Credo che questo piccolo, bell’episodio, ci mostri come talvolta una rosa, un segno di attenzione, di affetto, di accettazione dell’altro valga più di tanti soldi o di altri doni materiali"
JOSEPH RATZINGER, Dio e il mondo. Essere cristiani nel nuovo millennio, Cinisello Balsamo [San Paolo] 2001, pagg. 172-173.

Proponiamo due celebri immagini che raffigurano rispettivamente la parabola del Figliol prodigo e quella del Samaritano.
Figura 1:Rembrandt Harmenszoon Van Rijn, Il ritorno del figliol prodigo.
Nell’intenso quadro di Rembrandt (1606-1669), figura 1, il padre abbraccia il figlio con dolcezza, circondato da tre figure lontane, che guardano la scienza senza capirla e senza condividerla.
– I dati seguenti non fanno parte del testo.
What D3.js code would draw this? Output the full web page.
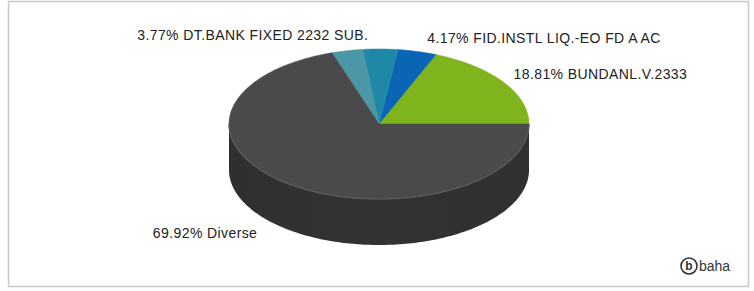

Assorto nella gioia di questo figlio “rinato” il padre è vestito di porpora, con lo sguardo abbassato ed interamente assorto sul figlio: le mani che si poggiano sulle sue spalle, è stato fatto notare, sembrano una maschile ed una femminile, come a dire che Dio è padre e madre.
Il figlio è distrutto: i capelli rasati per i pidocchi, gli abiti laceri, un piede scalzo. La scena è buia ed intima, tutta raccolta nel momento, insperato, di poter riabbracciare il figlio pensato perduto.
Figura 2: Vincent Van Gog (1853-1890), Il samaritano.





Vincent Van Gog (1853-1890), figura 2, ci restituisce invece un’immagine del samaritano che è tutto proteso nello sforzo di issare sul suo cavallo il corpo, scomposto, di colui che ha soccorso. Nell’angolo di sinistra un personaggio, il sacerdote o il levita, si sta allontanando indifferente dalla scena. La scena è intensamente fisica: il samaritano si fa carico, fisicamente, del peso disperato di colui che è stato derubato, perché è solo in questo contatto fisico, che si veicola la carità.